CHARLESTON, S.C. (WCSC) - A bill to create a statewide tracking system for rape kits in South Carolina will go before a Senate subcommittee next week.

It’s the latest step in an effort to create a way for survivors of sexual assault to easily find out where their evidence is in the testing process or know which agency is in control of their evidence.

Advocacy groups, like Charleston’s People Against Rape, say the potential impacts of such a system would provide hope for survivors.

“To make that decision to have this very invasive exam conducted to collect evidence, is huge,” said Djuanna Brockington, the interim executive director for PAR. “To know that someone on the other end is dedicated to ensuring that this information is stored appropriately, that it’s tracked appropriately, and eventually will be tested, means there is hope that whoever did this insidious thing will be held accountable for their actions.”

A backlog of rape kits still exists in the Palmetto State, despite more awareness and increased efforts to account for and test sexual assault evidence in recent years.

According to the South Carolina Law Enforcement Division, 1333 criminal sexual conduct cases submitted to SLED’s forensic lab were awaiting testing as of Dec. 31, 2019.

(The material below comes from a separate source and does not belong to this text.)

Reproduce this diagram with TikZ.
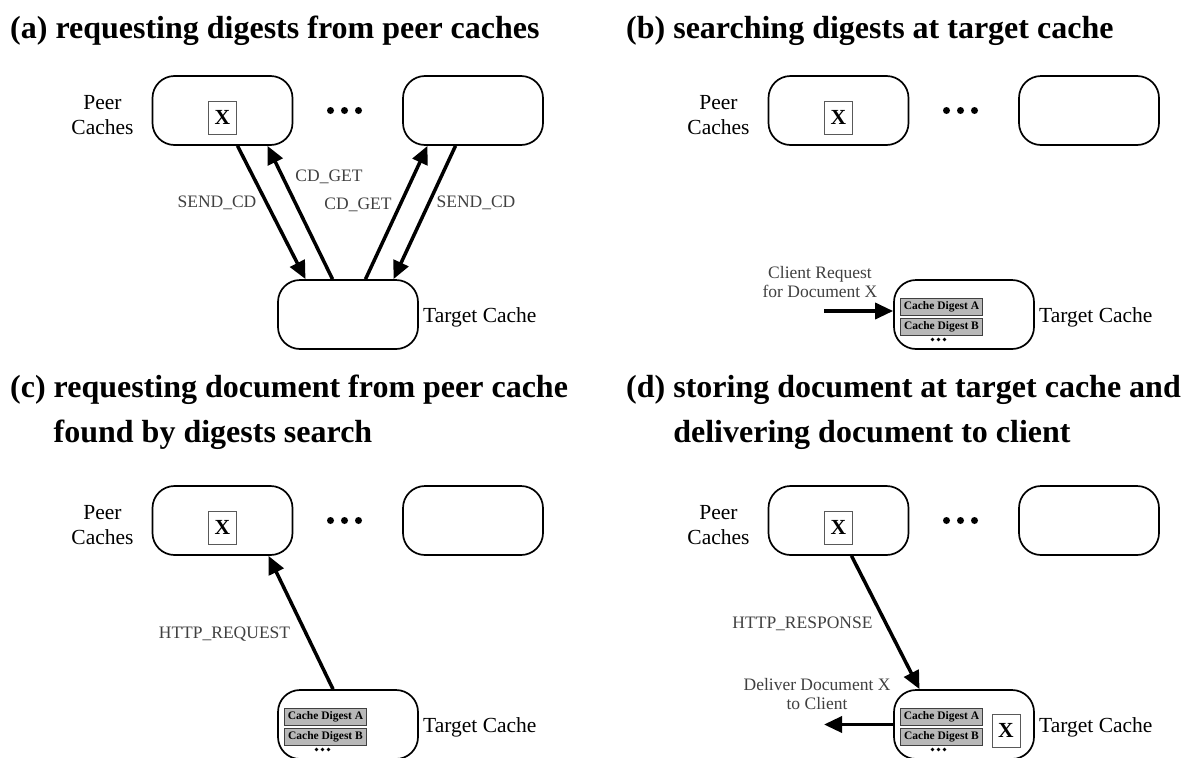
\documentclass[tikz,border=0pt]{standalone}
\usepackage{fontspec}
\setmainfont{Liberation Serif}
\usetikzlibrary{arrows.meta,calc}
\tikzset{
  cachebox/.style={draw, line width=1.7pt, rounded corners=22pt, minimum width=140pt, minimum height=69pt, inner sep=0pt},
  xbox/.style={draw=black!65, line width=0.8pt, minimum width=28pt, minimum height=33pt, inner sep=0pt, font=\fontsize{21.5}{24}\selectfont\bfseries},
  digest/.style={draw=black!75, fill=black!28, line width=0.8pt, minimum width=82pt, minimum height=17pt, inner sep=0pt, font=\fontsize{11.5}{13}\selectfont\bfseries},
  lbl/.style={font=\fontsize{21.5}{25}\selectfont, inner sep=0pt},
  albl/.style={font=\fontsize{17.5}{19.5}\selectfont, inner sep=0pt, text=black!75},
  ttl/.style={font=\fontsize{32}{40}\selectfont\bfseries, inner sep=0pt, anchor=base west},
  arr/.style={line width=3.5pt, -{Triangle[length=18pt,width=16pt]}},
  bigdot/.style={fill, circle, inner sep=0pt, minimum size=7pt},
  smalldot/.style={fill, circle, inner sep=0pt, minimum size=3.8pt},
}
\newcommand\peerrow[3]{%
  \node[lbl,align=center] (#1lab) at (102.5+#2,115.5+#3) {Peer\\Caches};
  \node[cachebox] (#1p1) at (222.5+#2,110.5+#3) {};
  \node[xbox] (#1x) at (222.5+#2,117.5+#3) {X};
  \node[bigdot] (#1da) at (330.5+#2,110.5+#3) {};
  \node[bigdot] (#1db) at (344.5+#2,110.5+#3) {};
  \node[bigdot] (#1dc) at (358.5+#2,110.5+#3) {};
  \node[cachebox] (#1p2) at (473+#2,110.5+#3) {};
}
\newcommand\targetbox[3]{%
  \node[cachebox] (#1t) at (348+#2,314.5+#3) {};
  \node[lbl,anchor=base west] (#1tl) at (423+#2,322+#3) {Target Cache};
}
\newcommand\digests[3]{%
  \node[digest] (#1dA) at (325.5+#2,306.5+#3) {Cache Digest A};
  \node[digest] (#1dB) at (325.5+#2,326.5+#3) {Cache Digest B};
  \node[smalldot] (#1sa) at (316.5+#2,339.5+#3) {};
  \node[smalldot] (#1sb) at (322.5+#2,339.5+#3) {};
  \node[smalldot] (#1sc) at (328.5+#2,339.5+#3) {};
}
\begin{document}
\begin{tikzpicture}[x=1pt,y=-1pt]
\useasboundingbox (0,0) rectangle (1184,758);
% titles
\node[ttl] (ta) at (10,38) {(a) requesting digests from peer caches};
\node[ttl] (tb) at (626,38) {(b) searching digests at target cache};
\node[ttl] (tc1) at (10,397) {(c) requesting document from peer cache};
\node[ttl] (tc2) at (10,442) {\hphantom{(c) }found by digests search};
\node[ttl] (td1) at (626,397) {(d) storing document at target cache and};
\node[ttl] (td2) at (626,442) {\hphantom{(d) }delivering document to client};

% panel (a)
\peerrow{a}{0}{0}
\targetbox{a}{0}{0}
\draw[arr] ($(ap1.south)+(15,0)$) -- ($(at.north)+(-42.5,0)$);
\draw[arr] ($(at.north)+(-15.5,0)$) -- ($(ap1.south)+(45,0)$);
\draw[arr] ($(at.north)+(17.5,0)$) -- ($(ap2.south)+(-45.5,0)$);
\draw[arr] ($(ap2.south)+(-17.5,0)$) -- ($(at.north)+(45.5,0)$);
\node[albl] (asl) at (217,203) {SEND\_CD};
\node[albl] (agl) at (329,177) {CD\_GET};
\node[albl] (agr) at (358,205) {CD\_GET};
\node[albl] (asr) at (476,203) {SEND\_CD};

% panel (b)
\peerrow{b}{616}{0}
\targetbox{b}{616}{0}
\digests{b}{616}{0}
\node[albl,align=center] (bcrl) at (820,282) {Client Request\\for Document X};
\coordinate (bcr) at (824,311);
\draw[arr] (bcr) -- (bcr -| bt.west);

% panel (c)
\peerrow{c}{0}{410}
\targetbox{c}{0}{410}
\digests{c}{0}{410}
\draw[arr] ($(ct.north)+(-15,0)$) -- ($(cp1.south)+(46,0)$);
\node[albl] (chr) at (224.5,634) {HTTP\_REQUEST};

% panel (d)
\peerrow{d}{616}{410}
\targetbox{d}{616}{410}
\digests{d}{616}{410}
\node[xbox] (dtx) at (1006,730.5) {X};
\draw[arr] ($(dp1.south)+(13,0)$) -- ($(dt.north)+(-44.5,0)$);
\node[albl] (dhr) at (802.5,624) {HTTP\_RESPONSE};
\node[albl,align=center] (ddl) at (817,694) {Deliver Document X\\to Client};
\coordinate (dcl) at (824,724.5);
\draw[arr] (dt.west) -- (dcl);
\end{tikzpicture}
\end{document}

Brockington believes a lack of resources and funding have held South Carolina leaders back from passing this legislation sooner.

“It’s having the money. It’s having the man-power,” Brockington said. “Not only do you have to store these, but you have to test them. You have to have trained staff to do that. You’ve got to have labs to send them to, so it’s a myriad of things.”

Brockington believes a rape tracking system could help prevent violent, sexual attacks and help law enforcement officers solve other crimes.

“We know that sexual predators often commit other types of crimes, so the DNA, tracking these rape kits and using the DNA could help also potentially solve other crimes,” Brockington said. “It gives the message to the perpetrator that we take this seriously and we’re coming for you. That could serve as a deterrent.”

The Sexual Assault Tracking System bill garnered unanimous support from the South Carolina House in 2019. Now, it will go before the Senate’s judiciary subcommittee on Feb. 5 at 9 a.m.